[What you should do]: Could you write out the opening lines of the data, word for word, stopping after the line that contains "days = np.arange(1, 182)"?

[Data extract]:
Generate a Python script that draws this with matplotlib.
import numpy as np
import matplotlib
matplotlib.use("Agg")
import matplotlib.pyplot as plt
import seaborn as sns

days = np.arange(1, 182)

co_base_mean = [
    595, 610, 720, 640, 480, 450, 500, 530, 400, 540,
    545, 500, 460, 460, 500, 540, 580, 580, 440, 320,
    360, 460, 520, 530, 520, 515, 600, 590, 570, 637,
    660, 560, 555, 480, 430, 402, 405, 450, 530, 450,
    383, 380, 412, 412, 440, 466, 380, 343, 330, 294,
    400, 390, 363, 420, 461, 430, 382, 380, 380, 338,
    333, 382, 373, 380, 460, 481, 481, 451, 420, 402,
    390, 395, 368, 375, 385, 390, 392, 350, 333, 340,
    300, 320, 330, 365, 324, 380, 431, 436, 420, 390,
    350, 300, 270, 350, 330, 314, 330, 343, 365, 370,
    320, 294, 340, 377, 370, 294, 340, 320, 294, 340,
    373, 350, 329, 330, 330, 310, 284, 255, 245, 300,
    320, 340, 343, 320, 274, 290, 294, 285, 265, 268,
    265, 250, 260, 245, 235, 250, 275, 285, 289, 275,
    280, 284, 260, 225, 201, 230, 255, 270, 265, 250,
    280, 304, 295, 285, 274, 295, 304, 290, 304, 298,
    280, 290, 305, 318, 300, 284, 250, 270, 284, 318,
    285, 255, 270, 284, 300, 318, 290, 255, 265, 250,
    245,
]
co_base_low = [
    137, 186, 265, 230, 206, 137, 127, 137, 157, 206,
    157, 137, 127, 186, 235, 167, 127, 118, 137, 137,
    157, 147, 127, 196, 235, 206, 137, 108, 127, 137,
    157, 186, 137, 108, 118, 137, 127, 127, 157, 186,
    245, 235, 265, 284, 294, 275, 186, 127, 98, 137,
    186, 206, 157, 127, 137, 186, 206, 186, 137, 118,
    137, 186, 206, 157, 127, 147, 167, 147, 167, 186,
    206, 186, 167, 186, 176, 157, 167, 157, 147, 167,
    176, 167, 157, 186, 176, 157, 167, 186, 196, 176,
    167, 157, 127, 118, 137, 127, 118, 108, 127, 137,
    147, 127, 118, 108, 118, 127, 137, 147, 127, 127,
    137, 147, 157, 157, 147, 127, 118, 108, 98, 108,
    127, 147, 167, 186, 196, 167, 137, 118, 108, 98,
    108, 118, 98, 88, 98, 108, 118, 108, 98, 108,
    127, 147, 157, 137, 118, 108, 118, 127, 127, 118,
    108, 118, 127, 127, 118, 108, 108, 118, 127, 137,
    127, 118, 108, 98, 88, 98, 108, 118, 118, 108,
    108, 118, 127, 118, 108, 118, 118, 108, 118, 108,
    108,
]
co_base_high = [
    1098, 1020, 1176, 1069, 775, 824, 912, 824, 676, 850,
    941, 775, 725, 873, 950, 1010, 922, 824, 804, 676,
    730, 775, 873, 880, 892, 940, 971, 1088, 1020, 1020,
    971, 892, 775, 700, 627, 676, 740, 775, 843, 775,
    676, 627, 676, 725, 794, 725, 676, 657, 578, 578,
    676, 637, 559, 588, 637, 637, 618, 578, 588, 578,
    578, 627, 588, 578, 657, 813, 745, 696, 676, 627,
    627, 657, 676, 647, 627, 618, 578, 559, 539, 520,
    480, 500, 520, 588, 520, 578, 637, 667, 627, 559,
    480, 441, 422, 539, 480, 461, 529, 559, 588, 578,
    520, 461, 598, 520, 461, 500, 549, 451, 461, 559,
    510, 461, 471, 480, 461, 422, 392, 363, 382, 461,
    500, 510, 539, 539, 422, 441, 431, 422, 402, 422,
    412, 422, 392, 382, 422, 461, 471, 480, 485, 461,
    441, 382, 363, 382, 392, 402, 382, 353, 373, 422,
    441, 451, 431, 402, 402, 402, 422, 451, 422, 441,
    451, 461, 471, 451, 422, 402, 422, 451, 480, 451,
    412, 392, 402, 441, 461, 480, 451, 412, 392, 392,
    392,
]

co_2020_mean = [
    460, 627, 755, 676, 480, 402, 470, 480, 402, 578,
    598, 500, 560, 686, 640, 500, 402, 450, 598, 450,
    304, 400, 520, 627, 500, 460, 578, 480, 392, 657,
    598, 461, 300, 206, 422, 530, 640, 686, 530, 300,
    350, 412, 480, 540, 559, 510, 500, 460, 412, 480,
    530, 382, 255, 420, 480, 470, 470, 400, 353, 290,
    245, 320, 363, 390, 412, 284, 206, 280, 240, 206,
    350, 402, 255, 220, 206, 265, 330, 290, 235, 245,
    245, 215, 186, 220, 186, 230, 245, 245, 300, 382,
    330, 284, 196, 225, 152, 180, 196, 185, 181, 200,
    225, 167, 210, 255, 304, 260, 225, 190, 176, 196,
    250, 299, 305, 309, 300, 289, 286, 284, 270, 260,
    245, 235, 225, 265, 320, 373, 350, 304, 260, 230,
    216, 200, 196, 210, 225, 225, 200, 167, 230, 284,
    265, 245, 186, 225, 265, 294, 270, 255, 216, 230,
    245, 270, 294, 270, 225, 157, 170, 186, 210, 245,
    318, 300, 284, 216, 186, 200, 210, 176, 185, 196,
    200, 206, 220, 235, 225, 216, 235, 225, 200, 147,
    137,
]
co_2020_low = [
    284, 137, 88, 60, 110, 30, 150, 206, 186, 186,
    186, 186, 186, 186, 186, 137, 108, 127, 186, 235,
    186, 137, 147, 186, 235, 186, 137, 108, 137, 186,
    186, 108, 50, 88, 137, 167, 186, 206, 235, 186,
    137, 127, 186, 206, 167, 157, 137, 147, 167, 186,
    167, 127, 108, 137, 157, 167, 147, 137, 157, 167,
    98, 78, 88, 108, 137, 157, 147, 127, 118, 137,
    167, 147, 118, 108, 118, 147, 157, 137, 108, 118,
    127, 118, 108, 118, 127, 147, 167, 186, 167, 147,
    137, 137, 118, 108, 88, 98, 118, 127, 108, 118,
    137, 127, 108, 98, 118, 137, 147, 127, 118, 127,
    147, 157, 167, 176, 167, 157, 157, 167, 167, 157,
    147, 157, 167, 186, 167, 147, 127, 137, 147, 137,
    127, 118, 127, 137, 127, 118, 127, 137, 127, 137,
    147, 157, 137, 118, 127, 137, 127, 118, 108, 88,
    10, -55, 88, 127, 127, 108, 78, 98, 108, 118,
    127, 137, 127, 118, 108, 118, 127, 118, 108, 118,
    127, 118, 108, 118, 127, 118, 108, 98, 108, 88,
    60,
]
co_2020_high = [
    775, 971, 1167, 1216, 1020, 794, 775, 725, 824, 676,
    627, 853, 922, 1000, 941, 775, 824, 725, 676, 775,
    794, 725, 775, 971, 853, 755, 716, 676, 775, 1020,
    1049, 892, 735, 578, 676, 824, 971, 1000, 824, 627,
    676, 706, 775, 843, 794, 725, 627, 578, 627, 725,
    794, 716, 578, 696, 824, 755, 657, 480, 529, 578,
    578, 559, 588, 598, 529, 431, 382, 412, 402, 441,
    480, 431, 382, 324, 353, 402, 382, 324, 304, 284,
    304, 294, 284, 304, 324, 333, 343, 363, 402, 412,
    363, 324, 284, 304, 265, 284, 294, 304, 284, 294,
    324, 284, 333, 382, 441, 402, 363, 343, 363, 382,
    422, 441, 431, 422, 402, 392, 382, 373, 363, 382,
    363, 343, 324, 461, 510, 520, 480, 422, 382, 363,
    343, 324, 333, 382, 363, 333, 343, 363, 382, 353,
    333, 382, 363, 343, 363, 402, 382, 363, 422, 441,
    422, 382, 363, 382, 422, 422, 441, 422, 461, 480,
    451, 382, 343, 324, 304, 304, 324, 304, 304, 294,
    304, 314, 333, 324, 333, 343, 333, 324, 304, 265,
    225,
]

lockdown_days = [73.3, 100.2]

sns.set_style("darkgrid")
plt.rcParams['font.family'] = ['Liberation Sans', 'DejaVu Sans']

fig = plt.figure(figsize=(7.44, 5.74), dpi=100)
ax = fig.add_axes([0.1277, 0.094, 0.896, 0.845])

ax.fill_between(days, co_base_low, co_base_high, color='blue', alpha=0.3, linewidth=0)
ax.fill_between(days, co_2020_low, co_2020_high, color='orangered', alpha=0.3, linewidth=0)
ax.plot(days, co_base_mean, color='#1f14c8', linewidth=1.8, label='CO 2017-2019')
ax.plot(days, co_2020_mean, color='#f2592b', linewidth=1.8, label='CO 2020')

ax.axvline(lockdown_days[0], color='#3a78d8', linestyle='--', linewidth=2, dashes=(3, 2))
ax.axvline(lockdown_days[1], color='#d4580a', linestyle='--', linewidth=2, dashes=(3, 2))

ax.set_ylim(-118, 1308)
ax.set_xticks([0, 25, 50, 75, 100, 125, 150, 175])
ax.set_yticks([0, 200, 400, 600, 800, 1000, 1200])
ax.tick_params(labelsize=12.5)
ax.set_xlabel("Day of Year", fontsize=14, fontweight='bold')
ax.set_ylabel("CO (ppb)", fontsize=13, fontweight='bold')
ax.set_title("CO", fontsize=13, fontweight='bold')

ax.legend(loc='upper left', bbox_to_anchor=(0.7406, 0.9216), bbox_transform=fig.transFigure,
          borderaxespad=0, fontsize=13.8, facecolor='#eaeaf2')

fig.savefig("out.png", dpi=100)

[Written response]:
Generate a Python script that draws this with matplotlib.
import numpy as np
import matplotlib
matplotlib.use("Agg")
import matplotlib.pyplot as plt
import seaborn as sns

days = np.arange(1, 182)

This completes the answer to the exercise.